For nonprofits with frequent recruitment needs, an employee referral program can be a valuable source of qualified candidates. What can organizations do to encourage their staff to tap into their personal networks and make referrals? It’s simple: underscore the importance of recruiting for new positions, and then reward staff efforts in helping to fill those positions.

According to Carol Lee, Recruitment Manager for KIPP NYC, a formal employee referral program has greatly increased the organization’s success at filling positions quickly and with qualified candidates. Operating as a network of 7 schools that serve over 2,400 students and alumni, KIPP NYC typically has around 100 searches per year; about two-thirds of which are for teachers, and many have been filled through referrals.

KIPP NYC’s referral program is pretty straightforward: staff receive $1,000 for anyone they refer who gets hired. Employees provide a name, contact and background information, and then the recruitment team follows up on every referral. Staff are asked to make referrals for all types of positions, including teachers, principals, office managers, social workers, alumni services, human resources and technology roles.

To roll out the referral program, the recruitment team made a general announcement at a KIPP NYC-wide staff meeting, and then they followed up with staff in individual meetings. “We knew that our people had great networks, even more than they sometimes realized. By sitting down with individual staff for 15 minutes, we could help them identify who they knew who might be good for an open position, as well as their contacts who might know other outstanding candidates,” said Carol.

The program has been really successful. Last year, KIPP NYC staff referred 280 teacher candidates. Out of 63 teacher hires, 33 (52%) were referrals. Carol expects to top these results for the 65 teacher and 30 non-teacher roles that the organization plans to hire for next school year.

“We always knew our staff had great networks,” said Carol. “The referral program has allowed us to tap into those networks, as well as reward staff for sharing their contacts.”

In addition to receiving a cash reward through the referral program, staff gain a sense that they are contributing to growing the organization. “Each staff member feels empowered to serve as a recruiter and ambassador for KIPP NYC,” said Carol. “This contributes to the overall culture of KIPP NYC and creates a sense that we are all a part of growing our organization.”

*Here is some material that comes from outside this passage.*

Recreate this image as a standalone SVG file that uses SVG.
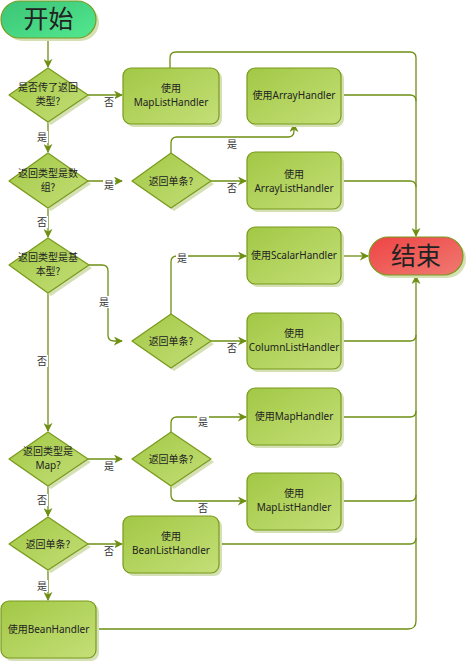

For organizations interested in rolling out a referral program, Carol shared the following advice:

  • 1-to-1 touches are really important. Keep recruitment top-of-mind with employees by building relationships with staff members, spending time at program sites and scheduling individual conversations to talk about general contacts, not just direct referrals.
  • Start with smaller rewards if necessary. The first year that KIPP NYC offered a referral reward, it was a $100 AMEX gift card per successful hire, as well as $100 to the staff member who referred the most people. Offer a reward that is enticing to employees, but also one that the organization can easily fulfill.  If budget constraints are an issue, another idea could be awarding a raffle ticket for each referral, with a raffle for a few prizes held 1-2 times per year, with the prizes paid for by the organization’s credit card points.
  • Don’t limit referral programs just to employees. Include board members, volunteers and other constituents in appeals for referrals. Make it fun and compelling for internal and external partners to be involved.